The main thing is to understand that C don't have anything else than 1-dimensional arrays. Yes, 2D arrays (e.g. matrixes) don't really exist in C.

However, an array have elements, all of the same byte size (as given by sizeof) and type. So you can have arrays of numbers, arrays of pointers, arrays of struct-s, and even arrays of arrays (e.g. of integers).

So by abuse, you could say that an array of arrays is a matrix (so some people claim that 2D arrays exist in C. I feel it is an exaggeration). But it (e.g. something declared like int a[10][20];) really stays a 1D array (of 10 elements each being an array) of 1D arrays (of 20 integers). And in many cases, an array of pointers is useful (e.g. arrays of "strings").

An interesting feature in C99 (or later) is flexible array members. With that, you could define cleverly your own Matrix abstract data type, used as an opaque pointer (see this answer for some code).

In many cases (notably when you assign an array -on the right of an assignment- to some lvalue like a variable, or pass an array as an argument to some function), arrays decay into pointers. But their sizeof and type are different.

Look into some C reference site (and much later, into the n1570 C standard, e.g. its §6.5.2.1 Array subscripting). Read How to debug small programs

BTW, so-called 2D arrays in C like int a[10][20]; are rarely needed in C (unless you specialize into numerical computations on matrixes of fixed dimensions known at compile-time; I guess that game developers might use a type like typedef double transform3Dmatrix_ty[3][3]; quite often). In more than 30 years of programming experience, I almost never used 2D arrays.

I don't pretend to teach you C in a few paragraphs. You'll find many good books (and some very bad ones).

Answer 4

These are arrays:

int a[10];
int b[10][20];

These are pointers:

int *p1;
int (*p2)[20];

They are different. They are not the same.

However, even though they're different, you can do this:

p1 = a;
p2 = b;

Now p1 points at a, and p2 points at b.

When you said p1 = a it was shorthand. It was as if you had written

p1 = &a[0];

Strictly speaking, p1 points to the first element of a. Similarly, p2 = b is like p2 = &b[0] and makes p2 point at the first element of b. However, since b is an array of arrays, the first element of b is an array of 20 ints.

Also, if you pass a and b to a function, like this:

f(a, b);

what should the definition of the function look like? It turns out there are two ways to look at it.
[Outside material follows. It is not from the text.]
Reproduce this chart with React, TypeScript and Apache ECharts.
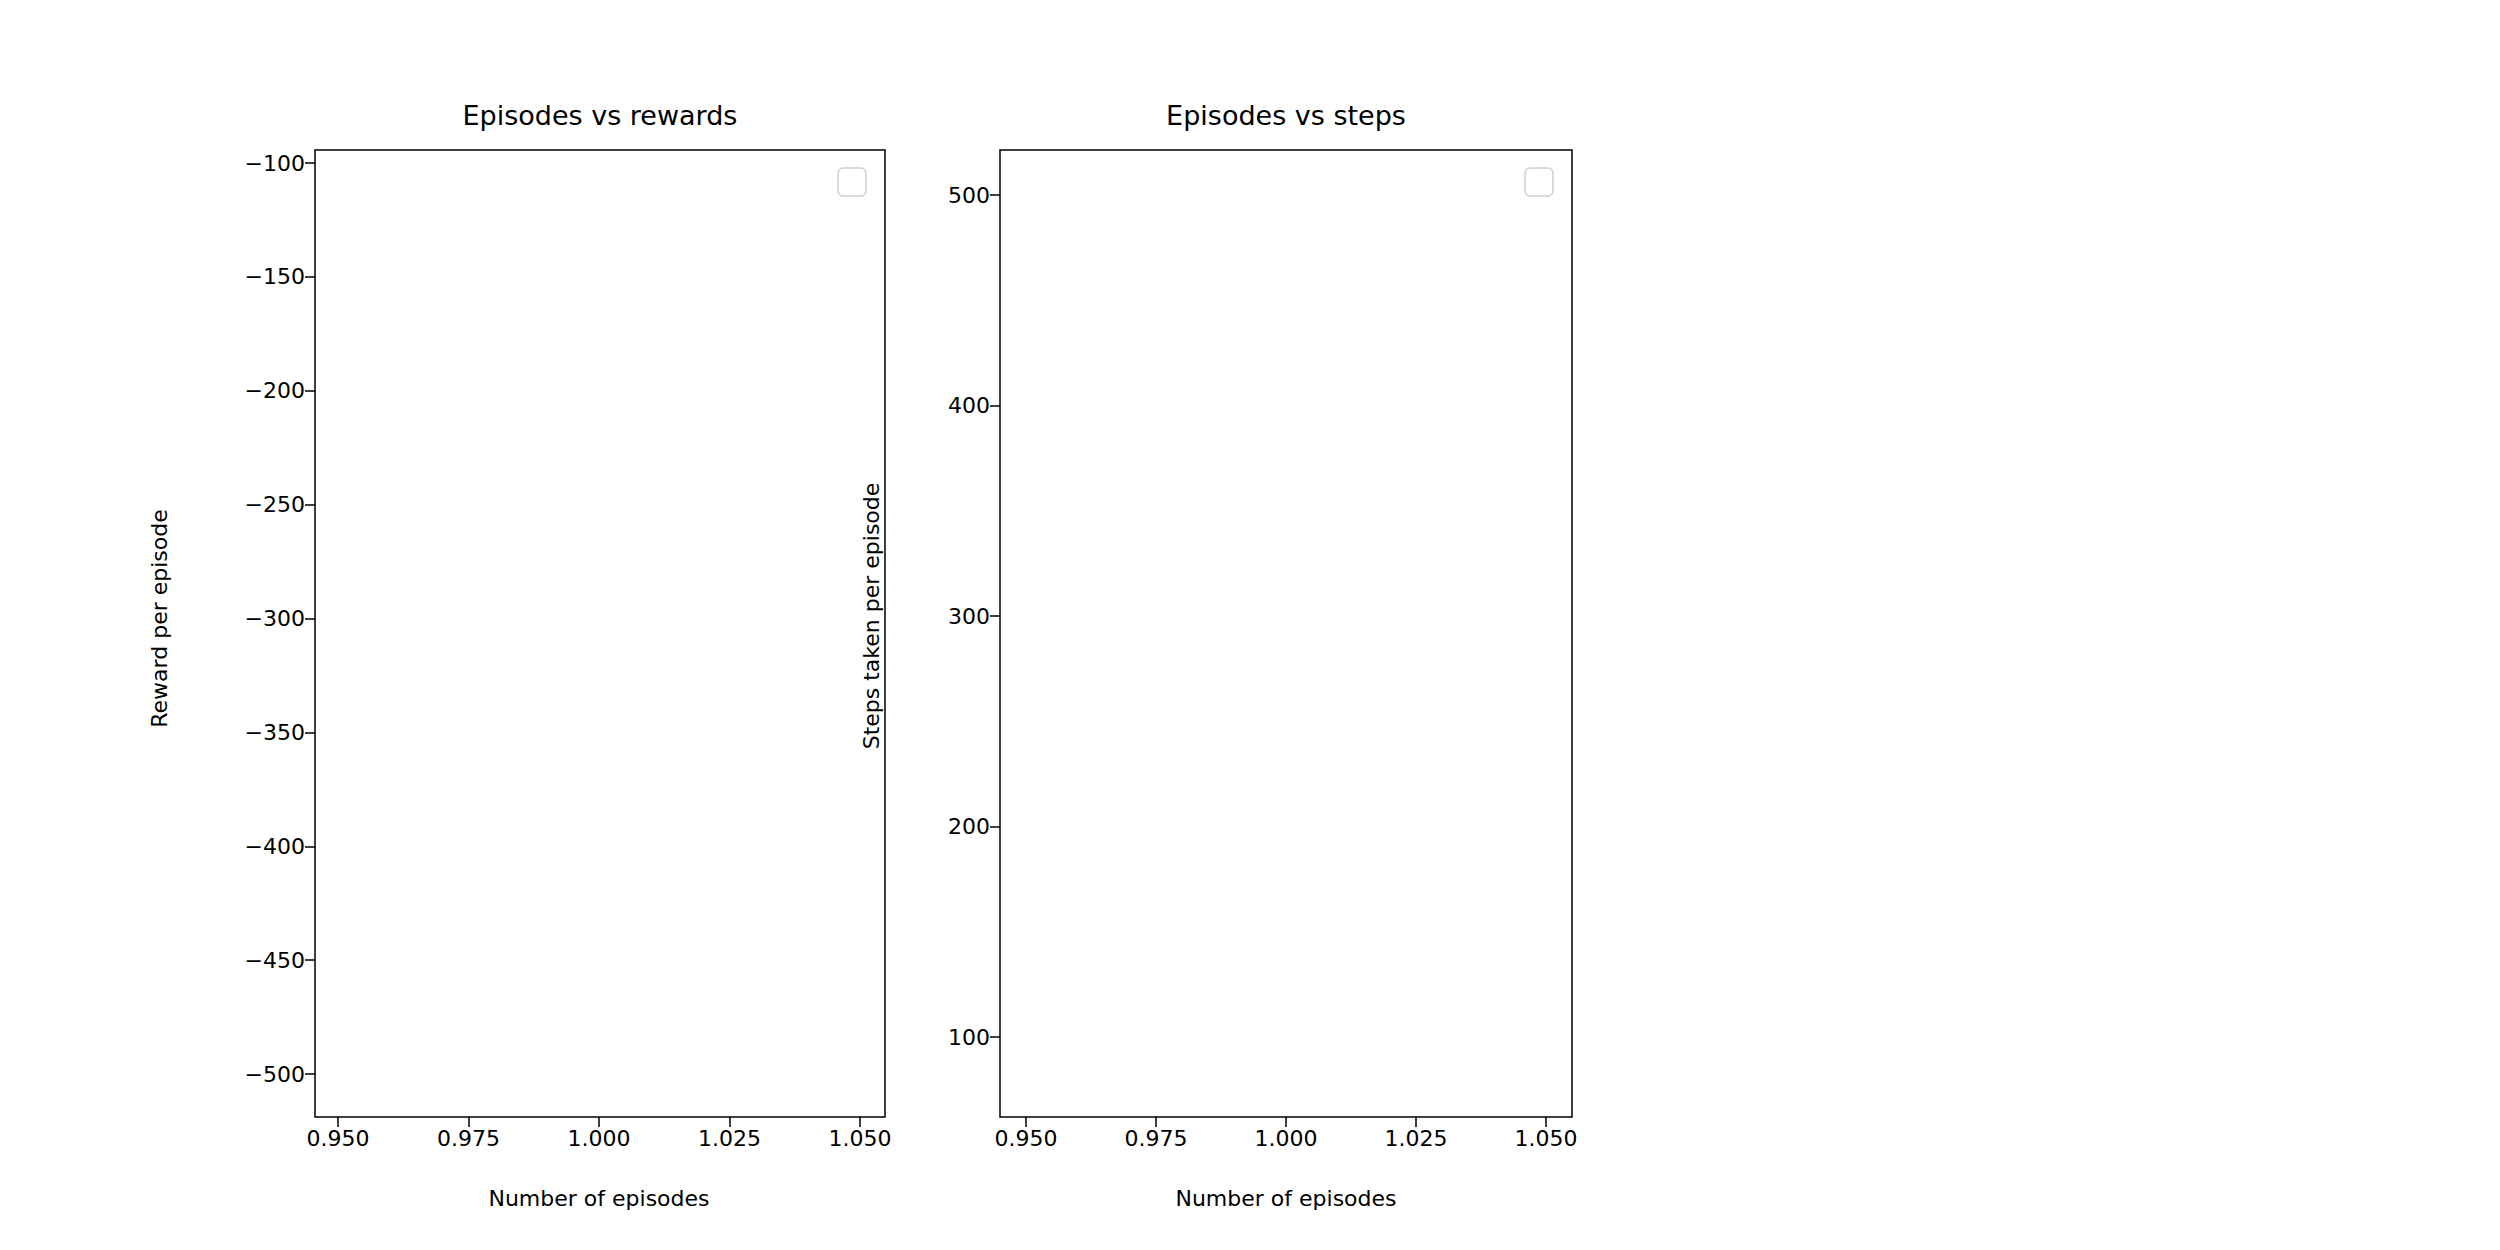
import React, { useEffect, useRef } from 'react';
import * as echarts from 'echarts';

// empty plots: no data recorded
const rewards: number[][] = [];
const steps: number[][] = [];
const titles = ['Episodes vs rewards', 'Episodes vs steps'];
const yNames = ['Reward per episode', 'Steps taken per episode'];
const xName = 'Number of episodes';

const F = 'DejaVu Sans';
const minus = (v: number) => String(v).replace('-', '\u2212');

const App: React.FC = () => {
  const ref = useRef<HTMLDivElement>(null);

  useEffect(() => {
    if (!ref.current) return;
    const chart = echarts.init(ref.current, undefined, { renderer: 'svg' });

    const hidden = { show: false };
    const label = { color: '#000', fontFamily: F, fontSize: 22, margin: 10 };
    const tick = { show: true, length: 10, inside: false, lineStyle: { color: '#000', width: 1.5 } };

    const panels = [
      { fl: 315, fr: 885, xl: 338, xr: 860, yt: 163, yb: 1074, ymin: -500, ymax: -100, yint: 50, gap: 145, data: rewards },
      { fl: 1000, fr: 1572, xl: 1026, xr: 1546, yt: 195, yb: 1037, ymin: 100, ymax: 500, yint: 100, gap: 118, data: steps },
    ];
    const top = 150, bottom = 1117;

    const grid: any[] = [];
    const xAxis: any[] = [];
    const yAxis: any[] = [];
    const series: any[] = [];
    const graphic: any[] = [];

    panels.forEach((p, i) => {
      const g = grid.length;
      // frame
      grid.push({ left: p.fl, width: p.fr - p.fl, top, height: bottom - top, show: true, borderColor: '#000', borderWidth: 1.5, backgroundColor: '#fff' });
      xAxis.push({ gridIndex: g, type: 'value', show: false, min: 0, max: 1 });
      yAxis.push({ gridIndex: g, type: 'value', show: false, min: 0, max: 1 });
      // x ticks
      grid.push({ left: p.xl, width: p.xr - p.xl, top, height: bottom - top });
      xAxis.push({
        gridIndex: g + 1, type: 'value', min: 0.95, max: 1.05, interval: 0.025,
        axisLine: hidden, axisTick: tick, splitLine: hidden,
        axisLabel: { ...label, formatter: (v: number) => v.toFixed(3) },
        name: xName, nameLocation: 'middle', nameGap: 70,
        nameTextStyle: { color: '#000', fontFamily: F, fontSize: 22 },
      });
      yAxis.push({ gridIndex: g + 1, type: 'value', show: false, min: p.ymin, max: p.ymax });
      // y ticks
      grid.push({ left: p.fl, width: p.fr - p.fl, top: p.yt, height: p.yb - p.yt });
      xAxis.push({ gridIndex: g + 2, type: 'value', show: false, min: 0, max: 1 });
      yAxis.push({
        gridIndex: g + 2, type: 'value', min: p.ymin, max: p.ymax, interval: p.yint,
        axisLine: hidden, axisTick: tick, splitLine: hidden,
        axisLabel: { ...label, formatter: minus },
        name: yNames[i], nameLocation: 'middle', nameGap: p.gap, nameRotate: 90,
        nameTextStyle: { color: '#000', fontFamily: F, fontSize: 22 },
      });
      series.push({ type: 'line', xAxisIndex: g + 1, yAxisIndex: g + 1, data: p.data });
      graphic.push({
        type: 'text', x: (p.fl + p.fr) / 2, y: 115,
        style: { text: titles[i], fill: '#000', font: `27px "${F}"`, textAlign: 'center', textVerticalAlign: 'middle' },
      });
      graphic.push({
        type: 'rect', shape: { x: p.fr - 47, y: 168, width: 28, height: 28, r: 5 },
        style: { fill: '#fff', stroke: '#d0d0d0', lineWidth: 1.5 },
      });
    });

    chart.setOption({ animation: false, backgroundColor: '#fff', grid, xAxis, yAxis, series, graphic });
    return () => chart.dispose();
  }, []);

  return <div ref={ref} style={{ position: 'absolute', left: 0, top: 0, width: 2500, height: 1250 }} />;
};

export default App;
You can declare

void f(int a[], int b[20][]) { ... }

which makes f's parameters look like what you think you're passing. But it turns out it's actually pointers that get passed, so f can also be declared like this:

void f(int *a, int (*b)[20]) { ... }

Anyway, this is why that page you read suggested that there was some kind of equivalence between the array int a[10][20] and the pointer int (*p2)[20]. There is "some kind of equivalence", but it doesn't mean that they're the same type. (Not at all. For this reason, most people prefer not to use the word "equivalence" in this context any more.)

Answer 5

You just have to consider that ary is a pointer toward its first element. Mind that the syntax ary[index] is equivalent than *(ary + index), it will help you understand how it works.